Date of this Version



Bader, Jordyn. 2016. "The Influence of Projection Bias on Outcomes of Healthcare Financial Incentive Programs." Master's thesis, University of Nebraska–Lincoln.


A THESIS Presented to the Faculty of The Graduate College at the University of Nebraska In Partial Fulfillment of Requirements For the Degree of Master of Science, Major: Agricultural Economics, Under the Supervision of Professor Christopher Gustafson. Lincoln, Nebraska: August 2016

Copyright (c) 2016 Jordyn Bader


This thesis contributes to the behavioral health literature and literature regarding healthcare financial incentive programs by discussing the influences of the behavioral economic concept of projection bias on programs designed to recruit healthcare providers to rural or under served areas. First, I propose an adaptation to the model of projection bias by introducing a term that captures variability in individuals’ propensity to exhibit projection bias based on the amount of effort expended in predicting future preferences. Next, I conduct a probit model regression to observe what incentive program design features and participant characteristics are likely to influence the probability of exhibiting projection bias and therefore affect the efficacy of two incentive programs.

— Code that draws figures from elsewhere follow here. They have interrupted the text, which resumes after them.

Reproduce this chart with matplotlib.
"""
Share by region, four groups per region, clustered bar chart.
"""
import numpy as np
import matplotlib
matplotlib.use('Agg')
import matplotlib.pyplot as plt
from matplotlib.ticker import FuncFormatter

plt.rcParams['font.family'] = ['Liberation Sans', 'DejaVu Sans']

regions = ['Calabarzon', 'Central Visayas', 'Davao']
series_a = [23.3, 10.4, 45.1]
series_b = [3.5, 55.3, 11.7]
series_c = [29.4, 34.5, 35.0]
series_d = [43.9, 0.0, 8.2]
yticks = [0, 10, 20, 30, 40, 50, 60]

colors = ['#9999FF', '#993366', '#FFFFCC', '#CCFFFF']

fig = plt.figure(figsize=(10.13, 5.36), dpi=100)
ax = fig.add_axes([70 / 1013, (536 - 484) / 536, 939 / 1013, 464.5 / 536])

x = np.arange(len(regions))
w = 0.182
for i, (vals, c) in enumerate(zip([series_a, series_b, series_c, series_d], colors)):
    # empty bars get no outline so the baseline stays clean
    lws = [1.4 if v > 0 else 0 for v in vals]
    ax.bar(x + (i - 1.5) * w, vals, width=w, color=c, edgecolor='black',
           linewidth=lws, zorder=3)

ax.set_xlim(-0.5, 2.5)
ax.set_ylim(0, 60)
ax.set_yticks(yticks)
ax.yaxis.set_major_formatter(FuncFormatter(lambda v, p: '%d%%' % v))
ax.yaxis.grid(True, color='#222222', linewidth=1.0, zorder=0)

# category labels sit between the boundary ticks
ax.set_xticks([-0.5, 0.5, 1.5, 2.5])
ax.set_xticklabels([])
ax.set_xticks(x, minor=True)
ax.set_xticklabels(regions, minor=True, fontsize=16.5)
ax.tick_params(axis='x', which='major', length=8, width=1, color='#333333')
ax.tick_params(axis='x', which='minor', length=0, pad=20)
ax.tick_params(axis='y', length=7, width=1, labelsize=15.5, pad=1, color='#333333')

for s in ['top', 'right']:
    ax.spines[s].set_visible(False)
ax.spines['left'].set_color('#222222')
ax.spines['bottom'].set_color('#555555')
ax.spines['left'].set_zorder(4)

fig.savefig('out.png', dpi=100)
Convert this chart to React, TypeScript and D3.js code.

Results suggest that incentive programs targeted to students are more likely to experience higher magnitudes of projection bias among participants, resulting in higher default rates, compared to professional-targeted programs. This is potentially due to the temporal gap, or length of time between when an individual decides to participate in the incentive program, thereby agreeing to practice in a shortage area in the future, and carrying out the service obligation. Furthermore, within the student-targeted program, the longer the training of participants, the more prone they are to exhibit projection bias and default on their obligation. This research also includes a survival analysis to identify what variables are related to a longer length of practice in one’s initial shortage area.